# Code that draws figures
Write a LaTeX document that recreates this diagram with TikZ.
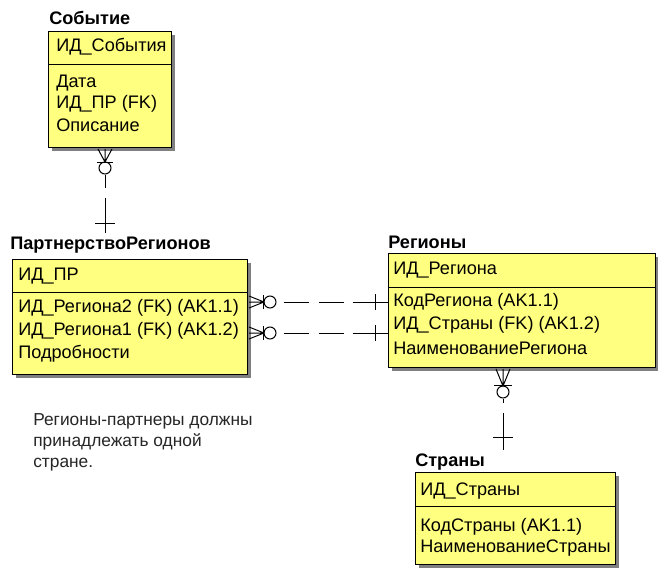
\documentclass[tikz,border=0pt]{standalone}
\usepackage{fontspec}
\setmainfont{Liberation Sans}
\definecolor{erwin}{RGB}{255,255,128}
\newcommand\entfont{\fontsize{13.6pt}{16pt}\selectfont}
\newcommand\notefont{\fontsize{13pt}{16pt}\selectfont}
\tikzset{
  ent/.style={draw=black, fill=erwin, line width=0.75pt, anchor=north west, inner sep=0pt},
  shad/.style={fill=black!50},
  txt/.style={anchor=west, inner sep=0pt, font=\entfont},
  ttl/.style={anchor=west, inner sep=0pt, font=\entfont\bfseries},
  rel/.style={line width=0.75pt, draw=black},
  opt/.style={circle, draw=black, line width=0.75pt, minimum size=9pt, inner sep=0pt},
  hdash/.style={rel, dash pattern=on 0pt off 5.25pt on 18.75pt off 7.5pt on 18.75pt off 6.75pt on 30pt},
  vdashA/.style={rel, dash pattern=on 9.75pt off 7.5pt on 30pt},
  vdashB/.style={rel, dash pattern=on 3pt off 7.5pt on 30pt},
}
\begin{document}
\begin{tikzpicture}[x=0.75pt, y=-0.75pt]
\useasboundingbox[fill=white] (0,0) rectangle (658,571);

% ---------- Событие ----------
\fill[shad] (52,35) rectangle (175,151);
\node[ent, minimum width=92.25pt, minimum height=87pt] (ev) at (48,31) {};
\draw[rel] (48,64) -- (171,64);
\node[ttl] (evt) at (49,18) {Событие};
\node[txt] (ev1) at (56,47) {ИД\_События};
\node[txt] (ev2) at (56,83) {Дата};
\node[txt] (ev3) at (56,104) {ИД\_ПР (FK)};
\node[txt] (ev4) at (56,125) {Описание};

% ---------- ПартнерствоРегионов ----------
\fill[shad] (16,263) rectangle (251,378);
\node[ent, minimum width=176.25pt, minimum height=86.25pt] (pr) at (12,259) {};
\draw[rel] (12,292) -- (247,292);
\node[ttl] (prt) at (10,245) {ПартнерствоРегионов};
\node[txt] (pr1) at (18,276) {ИД\_ПР};
\node[txt] (pr2) at (18,308) {ИД\_Региона2 (FK) (AK1.1)};
\node[txt] (pr3) at (18,331) {ИД\_Региона1 (FK) (AK1.2)};
\node[txt] (pr4) at (18,354) {Подробности};

% ---------- Регионы ----------
\fill[shad] (392,257) rectangle (659,371);
\node[ent, minimum width=200.25pt, minimum height=85.5pt] (rg) at (388,253) {};
\draw[rel] (388,287) -- (655,287);
\node[ttl] (rgt) at (388,242) {Регионы};
\node[txt] (rg1) at (393,270) {ИД\_Региона};
\node[txt] (rg2) at (393,302) {КодРегиона (AK1.1)};
\node[txt] (rg3) at (393,325) {ИД\_Страны (FK) (AK1.2)};
\node[txt] (rg4) at (393,348) {НаименованиеРегиона};

% ---------- Страны ----------
\fill[shad] (419,476) rectangle (619,568);
\node[ent, minimum width=150pt, minimum height=69pt] (st) at (415,472) {};
\draw[rel] (415,506) -- (615,506);
\node[ttl] (stt) at (415,462) {Страны};
\node[txt] (st1) at (420,491) {ИД\_Страны};
\node[txt] (st2) at (420,527) {КодСтраны (AK1.1)};
\node[txt] (st3) at (420,548) {НаименованиеСтраны};

% ---------- Note ----------
\node[anchor=north west, inner sep=0pt, align=left, font=\notefont, text=black!85] (note) at (33,413)
  {Регионы-партнеры должны\\принадлежать одной\\стране.};

% ---------- Событие -- ПартнерствоРегионов ----------
\node[opt] (c1) at (105,168) {};
\coordinate (e1) at (105,233);
\draw[rel] (98,149) -- (105,162) -- (112,149) (105,149) -- (105,162);
\draw[rel] (97,162) -- (113,162);
\draw[vdashA] (c1.south) -- (e1);
\draw[rel] (95,223) -- (115,223);

% ---------- ПартнерствоРегионов -- Регионы (upper) ----------
\node[opt] (c2) at (270,302) {};
\coordinate (e2) at (rg.west |- c2);
\draw[rel] (249,296) -- (264,302) -- (249,308) (249,302) -- (264,302);
\draw[rel] (263,295) -- (263,309);
\draw[hdash] (c2.east) -- (e2);
\draw[rel] (375,294) -- (375,310);

% ---------- ПартнерствоРегионов -- Регионы (lower) ----------
\node[opt] (c3) at (270,333) {};
\coordinate (e3) at (rg.west |- c3);
\draw[rel] (249,327) -- (264,333) -- (249,339) (249,333) -- (264,333);
\draw[rel] (263,326) -- (263,340);
\draw[hdash] (c3.east) -- (e3);
\draw[rel] (375,325) -- (375,341);

% ---------- Регионы -- Страны ----------
\node[opt] (c4) at (503,392) {};
\coordinate (e4) at (503,450);
\draw[rel] (496,369) -- (503,386) -- (510,369) (503,369) -- (503,386);
\draw[rel] (494,385) -- (512,385);
\draw[vdashB] (c4.south) -- (e4);
\draw[rel] (493,437) -- (513,437);
\end{tikzpicture}
\end{document}
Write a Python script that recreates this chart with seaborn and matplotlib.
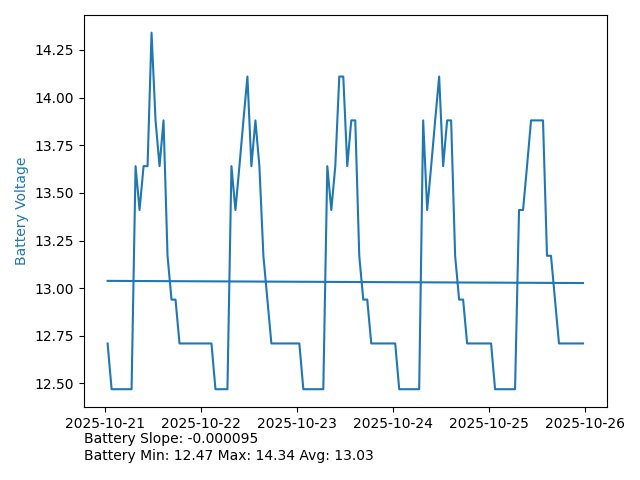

# What to do
Lines containing "with" are to be counted. State the total and add nothing.

# Task output
2